School teacher incorporates her life into poetry

HARLINGEN — Julieta Corpus doesn’t consider herself a speaker.

“I call myself a poet,” she said.

As a confessional poet, she incorporates her personal stories into her poetry.

At the young age of 10, she immigrated to the states.

But before that Corpus, a Harlingen elementary school teacher, spent what she calls her formative years in Rio Bravo and San Pedro.

Since birth, she has gained personal experiences she conveys through her writing now.

Like being a baby during Hurricane Beulah, a hurricane that devastated northern Mexico and South Texas.

“I was in my mother’s arms during Hurricane Beulah,” she said.

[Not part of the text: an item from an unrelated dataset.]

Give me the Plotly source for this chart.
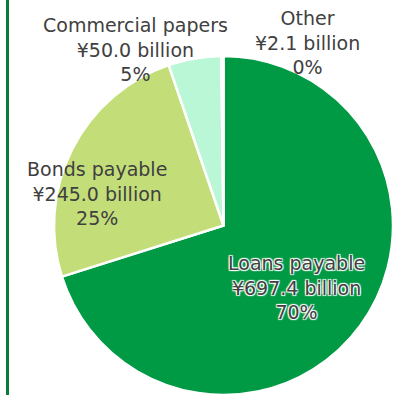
import plotly.graph_objects as go

# Interest-bearing debt breakdown (¥ billion)
labels = ["Loans payable", "Bonds payable", "Commercial papers", "Other"]
values = [697.4, 245.0, 50.0, 2.1]
colors = ["#009944", "#C3DE79", "#B9F7D7", "#FFFFFF"]

W, H = 393, 395
total = sum(values)

fig = go.Figure(
    go.Pie(
        labels=labels,
        values=values,
        sort=False,
        direction="clockwise",
        rotation=0,
        marker=dict(colors=colors, line=dict(color="#FFFFFF", width=2.5)),
        textinfo="none",
        hoverinfo="label+value+percent",
        showlegend=False,
        domain=dict(x=[54 / W, 1.0], y=[0.0, 1 - 56 / H]),
    )
)

# label placement (pixel centre of each text block)
label_pos = {
    "Loans payable": (296, 287.5),
    "Bonds payable": (97, 193.5),
    "Commercial papers": (135, 49.5),
    "Other": (307, 42.5),
}

text_color = "#404040"
for lab, val in zip(labels, values):
    px, py = label_pos[lab]
    font = dict(family="DejaVu Sans", size=19, color=text_color)
    if lab == "Loans payable":
        font["shadow"] = ("1px 1px 1px #ffffff, -1px -1px 1px #ffffff, "
                          "1px -1px 1px #ffffff, -1px 1px 1px #ffffff")
    fig.add_annotation(
        x=px / W, y=1 - py / H, xref="paper", yref="paper",
        text=f"{lab}<br>¥{val:.1f} billion<br>{val / total:.0%}",
        showarrow=False, xanchor="center", yanchor="middle", align="center",
        font=font,
    )

# left rule
fig.add_shape(
    type="line", xref="paper", yref="paper",
    x0=7.5 / W, x1=7.5 / W, y0=0, y1=1,
    line=dict(color="#0B7B3B", width=3),
)

fig.update_layout(
    width=W, height=H,
    margin=dict(l=0, r=0, t=0, b=0),
    paper_bgcolor="#FFFFFF",
    plot_bgcolor="#FFFFFF",
)

fig.write_html("out.html")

In 1978, she crossed the bridge into America with her family, but her strong sense of culture and love for her native tongue never left.

During those years in Mexico, she was able to also learn English. With her formal background in Spanish she was able to learn English, becoming bilingual, something she is very proud off.

“I came here with a passion for language,” Corpus said. “My background in Spanish helped me ease into English.”

“Spanish enveloped me like a cozy quilt on a daily basis, re-enforcing a strong sense of self,” she said.

After arriving in the states, her fourth-grade teacher changed her name to Julie, “effectively silencing the music,” she said.

“Sometime after arriving in the United States, however, I must have decided to straddle both worlds by remaining articulate in Spanish while galloping at full speed with English.”

Corpus became infatuated with the printed word at an early age, devouring everything from comics to graphically violent news-magazines like Alarma.

She describes her poems as attempts to encapsulate a moment, an emotion, or an event which, hopefully, will leave an indelible mark on her readers.

Her poems have been published in Tendiendo Puentes, The Mesquite Review, UTPA’s Gallery Magazine, Festiva: The Writers Issue and many more.

She also has been included in various poetry compilations, such as Writing to Be Heard: Voices from the Chicho, STC’s Interstice, and four Valley International Poetry Festival Boundless Anthologies, The Thing Itself, and the Texas Poetry Calendar.

She’s currently pursuing a master of fine art in creative writing at the University of Texas Rio Grande Valley while taking a year off from teaching.

“I am very proud of the poems I have included in this thesis because they show my growth,” Corpus said.

What she is doing with her thesis is paralleling Spanish poetry and English poetry.

“I was inspired by other poems to write my own poems,” she said.

She has 23 poems in Spanish and 19 in English that will be a part of her published anthology.

“It will be a bilingual book,” she said.